#### Task details
Write out the listing below without alteration, omitting its pictures.

----- Data -----

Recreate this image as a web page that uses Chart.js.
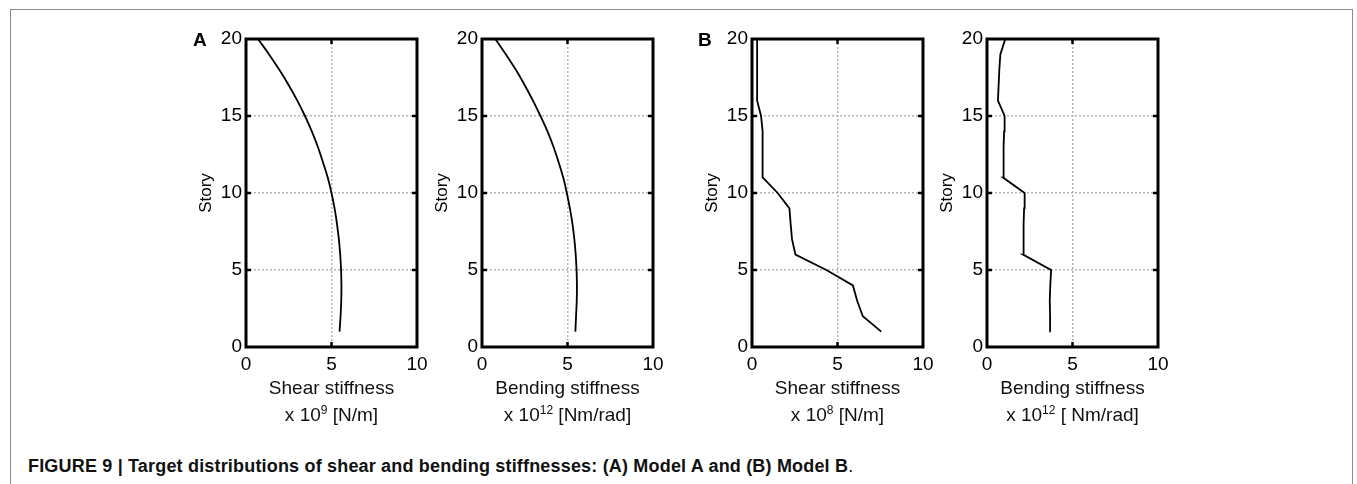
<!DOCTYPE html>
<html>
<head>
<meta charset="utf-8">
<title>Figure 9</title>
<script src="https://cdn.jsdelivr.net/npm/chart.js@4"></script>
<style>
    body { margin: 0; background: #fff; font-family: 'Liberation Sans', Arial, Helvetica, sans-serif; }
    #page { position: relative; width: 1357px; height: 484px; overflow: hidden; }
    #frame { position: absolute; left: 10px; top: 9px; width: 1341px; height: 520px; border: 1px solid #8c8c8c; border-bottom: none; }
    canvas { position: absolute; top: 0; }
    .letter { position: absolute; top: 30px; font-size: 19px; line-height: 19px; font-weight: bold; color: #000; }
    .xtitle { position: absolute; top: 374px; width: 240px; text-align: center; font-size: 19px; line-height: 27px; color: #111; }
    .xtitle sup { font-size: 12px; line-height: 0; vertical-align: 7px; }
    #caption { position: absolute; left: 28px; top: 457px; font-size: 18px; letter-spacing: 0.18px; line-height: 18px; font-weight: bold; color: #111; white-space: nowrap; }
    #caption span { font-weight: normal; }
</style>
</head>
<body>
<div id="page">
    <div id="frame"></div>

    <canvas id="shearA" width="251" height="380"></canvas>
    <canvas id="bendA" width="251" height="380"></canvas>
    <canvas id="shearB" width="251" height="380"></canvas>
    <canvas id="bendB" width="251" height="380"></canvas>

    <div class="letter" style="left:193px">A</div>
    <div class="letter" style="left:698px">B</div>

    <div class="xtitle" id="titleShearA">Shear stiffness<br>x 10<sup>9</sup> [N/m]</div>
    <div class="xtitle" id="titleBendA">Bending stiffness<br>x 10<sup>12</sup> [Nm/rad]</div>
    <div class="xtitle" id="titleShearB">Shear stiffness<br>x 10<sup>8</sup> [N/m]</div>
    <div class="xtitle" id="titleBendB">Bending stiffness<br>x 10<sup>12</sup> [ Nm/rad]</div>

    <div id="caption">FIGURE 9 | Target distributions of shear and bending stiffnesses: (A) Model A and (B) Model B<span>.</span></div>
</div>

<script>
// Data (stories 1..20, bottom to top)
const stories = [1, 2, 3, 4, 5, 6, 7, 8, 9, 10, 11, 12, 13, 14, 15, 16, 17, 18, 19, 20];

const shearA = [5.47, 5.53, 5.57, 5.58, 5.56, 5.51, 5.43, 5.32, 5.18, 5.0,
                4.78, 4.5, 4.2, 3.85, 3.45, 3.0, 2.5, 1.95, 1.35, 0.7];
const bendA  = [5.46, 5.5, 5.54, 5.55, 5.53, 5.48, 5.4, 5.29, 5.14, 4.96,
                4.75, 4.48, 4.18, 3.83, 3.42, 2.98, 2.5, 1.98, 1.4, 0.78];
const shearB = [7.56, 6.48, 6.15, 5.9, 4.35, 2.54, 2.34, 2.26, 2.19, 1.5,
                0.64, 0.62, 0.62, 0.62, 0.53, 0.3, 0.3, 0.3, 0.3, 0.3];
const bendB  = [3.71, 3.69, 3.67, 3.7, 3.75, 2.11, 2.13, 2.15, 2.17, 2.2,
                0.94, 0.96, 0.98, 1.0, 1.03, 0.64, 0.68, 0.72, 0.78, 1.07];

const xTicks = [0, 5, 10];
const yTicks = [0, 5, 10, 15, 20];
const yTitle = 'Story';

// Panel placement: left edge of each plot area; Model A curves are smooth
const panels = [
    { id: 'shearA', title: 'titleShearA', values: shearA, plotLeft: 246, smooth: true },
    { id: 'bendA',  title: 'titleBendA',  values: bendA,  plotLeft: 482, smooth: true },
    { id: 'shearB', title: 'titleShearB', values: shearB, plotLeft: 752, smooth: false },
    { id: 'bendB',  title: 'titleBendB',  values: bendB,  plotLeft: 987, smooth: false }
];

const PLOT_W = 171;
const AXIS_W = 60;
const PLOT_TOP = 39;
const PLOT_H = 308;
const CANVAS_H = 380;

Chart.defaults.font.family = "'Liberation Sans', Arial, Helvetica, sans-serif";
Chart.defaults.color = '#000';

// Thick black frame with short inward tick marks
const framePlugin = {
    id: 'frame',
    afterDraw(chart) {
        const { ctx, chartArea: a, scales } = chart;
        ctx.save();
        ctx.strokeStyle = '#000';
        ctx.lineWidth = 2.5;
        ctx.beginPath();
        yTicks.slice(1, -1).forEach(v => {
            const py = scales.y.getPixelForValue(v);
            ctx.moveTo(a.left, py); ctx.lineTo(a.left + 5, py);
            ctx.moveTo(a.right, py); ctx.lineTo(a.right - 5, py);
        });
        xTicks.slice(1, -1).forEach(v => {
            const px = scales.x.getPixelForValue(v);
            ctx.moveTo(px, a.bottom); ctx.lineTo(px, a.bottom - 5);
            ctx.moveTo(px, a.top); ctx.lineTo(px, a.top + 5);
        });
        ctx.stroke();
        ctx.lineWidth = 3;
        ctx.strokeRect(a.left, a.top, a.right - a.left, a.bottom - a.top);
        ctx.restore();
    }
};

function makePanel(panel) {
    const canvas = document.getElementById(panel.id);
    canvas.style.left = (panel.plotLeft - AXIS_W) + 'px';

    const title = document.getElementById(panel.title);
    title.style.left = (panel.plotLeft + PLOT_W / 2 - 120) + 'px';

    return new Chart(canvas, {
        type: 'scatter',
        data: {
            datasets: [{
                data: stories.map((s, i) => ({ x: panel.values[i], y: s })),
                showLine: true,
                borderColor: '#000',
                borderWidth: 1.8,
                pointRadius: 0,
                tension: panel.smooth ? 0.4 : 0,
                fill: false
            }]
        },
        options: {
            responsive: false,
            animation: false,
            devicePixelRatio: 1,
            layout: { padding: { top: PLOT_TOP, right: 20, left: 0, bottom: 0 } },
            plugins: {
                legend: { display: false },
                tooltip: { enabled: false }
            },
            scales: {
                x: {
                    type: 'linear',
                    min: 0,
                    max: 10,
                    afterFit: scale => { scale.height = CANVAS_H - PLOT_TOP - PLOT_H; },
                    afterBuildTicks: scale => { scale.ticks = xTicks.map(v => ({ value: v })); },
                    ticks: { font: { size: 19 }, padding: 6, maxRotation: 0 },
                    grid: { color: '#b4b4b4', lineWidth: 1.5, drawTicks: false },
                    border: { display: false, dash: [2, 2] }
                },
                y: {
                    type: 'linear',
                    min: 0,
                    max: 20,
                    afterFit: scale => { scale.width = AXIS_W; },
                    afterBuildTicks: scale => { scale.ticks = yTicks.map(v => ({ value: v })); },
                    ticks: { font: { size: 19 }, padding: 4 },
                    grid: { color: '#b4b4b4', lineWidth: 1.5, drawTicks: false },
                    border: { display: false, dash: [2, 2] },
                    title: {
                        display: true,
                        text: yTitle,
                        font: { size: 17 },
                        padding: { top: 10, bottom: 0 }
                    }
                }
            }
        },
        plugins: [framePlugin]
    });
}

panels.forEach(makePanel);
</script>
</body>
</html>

-----

#### Task response
Recreate this image as a web page that uses Chart.js.
<!DOCTYPE html>
<html>
<head>
<meta charset="utf-8">
<title>Figure 9</title>
<script src="https://cdn.jsdelivr.net/npm/chart.js@4"></script>
<style>
    body { margin: 0; background: #fff; font-family: 'Liberation Sans', Arial, Helvetica, sans-serif; }
    #page { position: relative; width: 1357px; height: 484px; overflow: hidden; }
    #frame { position: absolute; left: 10px; top: 9px; width: 1341px; height: 520px; border: 1px solid #8c8c8c; border-bottom: none; }
    canvas { position: absolute; top: 0; }
    .letter { position: absolute; top: 30px; font-size: 19px; line-height: 19px; font-weight: bold; color: #000; }
    .xtitle { position: absolute; top: 374px; width: 240px; text-align: center; font-size: 19px; line-height: 27px; color: #111; }
    .xtitle sup { font-size: 12px; line-height: 0; vertical-align: 7px; }
    #caption { position: absolute; left: 28px; top: 457px; font-size: 18px; letter-spacing: 0.18px; line-height: 18px; font-weight: bold; color: #111; white-space: nowrap; }
    #caption span { font-weight: normal; }
</style>
</head>
<body>
<div id="page">
    <div id="frame"></div>

    <canvas id="shearA" width="251" height="380"></canvas>
    <canvas id="bendA" width="251" height="380"></canvas>
    <canvas id="shearB" width="251" height="380"></canvas>
    <canvas id="bendB" width="251" height="380"></canvas>

    <div class="letter" style="left:193px">A</div>
    <div class="letter" style="left:698px">B</div>

    <div class="xtitle" id="titleShearA">Shear stiffness<br>x 10<sup>9</sup> [N/m]</div>
    <div class="xtitle" id="titleBendA">Bending stiffness<br>x 10<sup>12</sup> [Nm/rad]</div>
    <div class="xtitle" id="titleShearB">Shear stiffness<br>x 10<sup>8</sup> [N/m]</div>
    <div class="xtitle" id="titleBendB">Bending stiffness<br>x 10<sup>12</sup> [ Nm/rad]</div>

    <div id="caption">FIGURE 9 | Target distributions of shear and bending stiffnesses: (A) Model A and (B) Model B<span>.</span></div>
</div>

<script>
// Data (stories 1..20, bottom to top)
const stories = [1, 2, 3, 4, 5, 6, 7, 8, 9, 10, 11, 12, 13, 14, 15, 16, 17, 18, 19, 20];

const shearA = [5.47, 5.53, 5.57, 5.58, 5.56, 5.51, 5.43, 5.32, 5.18, 5.0,
                4.78, 4.5, 4.2, 3.85, 3.45, 3.0, 2.5, 1.95, 1.35, 0.7];
const bendA  = [5.46, 5.5, 5.54, 5.55, 5.53, 5.48, 5.4, 5.29, 5.14, 4.96,
                4.75, 4.48, 4.18, 3.83, 3.42, 2.98, 2.5, 1.98, 1.4, 0.78];
const shearB = [7.56, 6.48, 6.15, 5.9, 4.35, 2.54, 2.34, 2.26, 2.19, 1.5,
                0.64, 0.62, 0.62, 0.62, 0.53, 0.3, 0.3, 0.3, 0.3, 0.3];
const bendB  = [3.71, 3.69, 3.67, 3.7, 3.75, 2.11, 2.13, 2.15, 2.17, 2.2,
                0.94, 0.96, 0.98, 1.0, 1.03, 0.64, 0.68, 0.72, 0.78, 1.07];

const xTicks = [0, 5, 10];
const yTicks = [0, 5, 10, 15, 20];
const yTitle = 'Story';

// Panel placement: left edge of each plot area; Model A curves are smooth
const panels = [
    { id: 'shearA', title: 'titleShearA', values: shearA, plotLeft: 246, smooth: true },
    { id: 'bendA',  title: 'titleBendA',  values: bendA,  plotLeft: 482, smooth: true },
    { id: 'shearB', title: 'titleShearB', values: shearB, plotLeft: 752, smooth: false },
    { id: 'bendB',  title: 'titleBendB',  values: bendB,  plotLeft: 987, smooth: false }
];

const PLOT_W = 171;
const AXIS_W = 60;
const PLOT_TOP = 39;
const PLOT_H = 308;
const CANVAS_H = 380;

Chart.defaults.font.family = "'Liberation Sans', Arial, Helvetica, sans-serif";
Chart.defaults.color = '#000';

// Thick black frame with short inward tick marks
const framePlugin = {
    id: 'frame',
    afterDraw(chart) {
        const { ctx, chartArea: a, scales } = chart;
        ctx.save();
        ctx.strokeStyle = '#000';
        ctx.lineWidth = 2.5;
        ctx.beginPath();
        yTicks.slice(1, -1).forEach(v => {
            const py = scales.y.getPixelForValue(v);
            ctx.moveTo(a.left, py); ctx.lineTo(a.left + 5, py);
            ctx.moveTo(a.right, py); ctx.lineTo(a.right - 5, py);
        });
        xTicks.slice(1, -1).forEach(v => {
            const px = scales.x.getPixelForValue(v);
            ctx.moveTo(px, a.bottom); ctx.lineTo(px, a.bottom - 5);
            ctx.moveTo(px, a.top); ctx.lineTo(px, a.top + 5);
        });
        ctx.stroke();
        ctx.lineWidth = 3;
        ctx.strokeRect(a.left, a.top, a.right - a.left, a.bottom - a.top);
        ctx.restore();
    }
};

function makePanel(panel) {
    const canvas = document.getElementById(panel.id);
    canvas.style.left = (panel.plotLeft - AXIS_W) + 'px';

    const title = document.getElementById(panel.title);
    title.style.left = (panel.plotLeft + PLOT_W / 2 - 120) + 'px';

    return new Chart(canvas, {
        type: 'scatter',
        data: {
            datasets: [{
                data: stories.map((s, i) => ({ x: panel.values[i], y: s })),
                showLine: true,
                borderColor: '#000',
                borderWidth: 1.8,
                pointRadius: 0,
                tension: panel.smooth ? 0.4 : 0,
                fill: false
            }]
        },
        options: {
            responsive: false,
            animation: false,
            devicePixelRatio: 1,
            layout: { padding: { top: PLOT_TOP, right: 20, left: 0, bottom: 0 } },
            plugins: {
                legend: { display: false },
                tooltip: { enabled: false }
            },
            scales: {
                x: {
                    type: 'linear',
                    min: 0,
                    max: 10,
                    afterFit: scale => { scale.height = CANVAS_H - PLOT_TOP - PLOT_H; },
                    afterBuildTicks: scale => { scale.ticks = xTicks.map(v => ({ value: v })); },
                    ticks: { font: { size: 19 }, padding: 6, maxRotation: 0 },
                    grid: { color: '#b4b4b4', lineWidth: 1.5, drawTicks: false },
                    border: { display: false, dash: [2, 2] }
                },
                y: {
                    type: 'linear',
                    min: 0,
                    max: 20,
                    afterFit: scale => { scale.width = AXIS_W; },
                    afterBuildTicks: scale => { scale.ticks = yTicks.map(v => ({ value: v })); },
                    ticks: { font: { size: 19 }, padding: 4 },
                    grid: { color: '#b4b4b4', lineWidth: 1.5, drawTicks: false },
                    border: { display: false, dash: [2, 2] },
                    title: {
                        display: true,
                        text: yTitle,
                        font: { size: 17 },
                        padding: { top: 10, bottom: 0 }
                    }
                }
            }
        },
        plugins: [framePlugin]
    });
}

panels.forEach(makePanel);
</script>
</body>
</html>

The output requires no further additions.